What we’re reading (6/27)
“Stock Futures Rise Slightly Following A Major Comeback Week For Stocks” (CNBC). “U.S. stock futures rose slightly on Sunday night following a major rebound last week from this year’s steep declines. Despite the bounce, Wall Street is preparing to wrap up the worst first half for stocks in decades.”
“Stocks Pace Towards Worst Start Since 1970: What To Know This Week” (Yahoo! Finance). “‘As bad as [this year] has been for investors, the good news is previous years that were down at least 15% at the midway point to the year saw the final six months higher every single time, with an average return of nearly 24%,’ LPL Financial chief market strategist Ryan Detrick noted earlier this week.”
“Sanctions Push Russia To First Foreign Default Since Bolshevik Revolution” (Wall Street Journal). “Russia was poised to default on its foreign debt for the first time since 1918, pushed into delinquency not for lack of money but because of punishing Western sanctions over its invasion of Ukraine. Russia missed payments on two foreign-currency bonds as of late Sunday, according to holders of the bonds. The day marks the expiration of a 30-day grace period since the country was due to pay the equivalent of $100 million in dollars and euros to bondholders.”
“The West Wants To Go Further On Russian Oil. Inflation Is Making That Difficult” (CNN Business). “Europe and the United States have barred the import of Russian oil to cut off a crucial revenue source for the Kremlin. But the plan to pile pain on President Vladimir Putin, forcing him to reconsider his war in Ukraine, hasn’t worked.”

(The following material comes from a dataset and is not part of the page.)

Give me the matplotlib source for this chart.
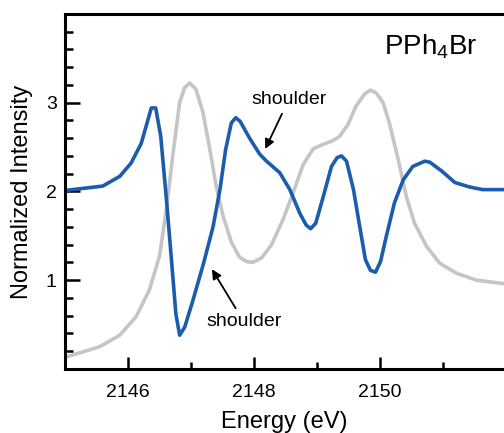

“Beware The Dangers Of Sado-Monetarism” (Paul Krugman, New York Times). “But aside from the sado-monetarists themselves, who currently expects inflation to remain persistently high (as opposed to staying high for, say, the next year)? Not the financial markets. On Wednesday, the five-year breakeven inflation rate — a measure derived from the spread between U.S. government bonds that are and that aren’t protected against inflation — was only 2.74 percent. And part of that reflects expectations of near-term price rises that investors don’t expect to continue; the markets expect inflation to fade.”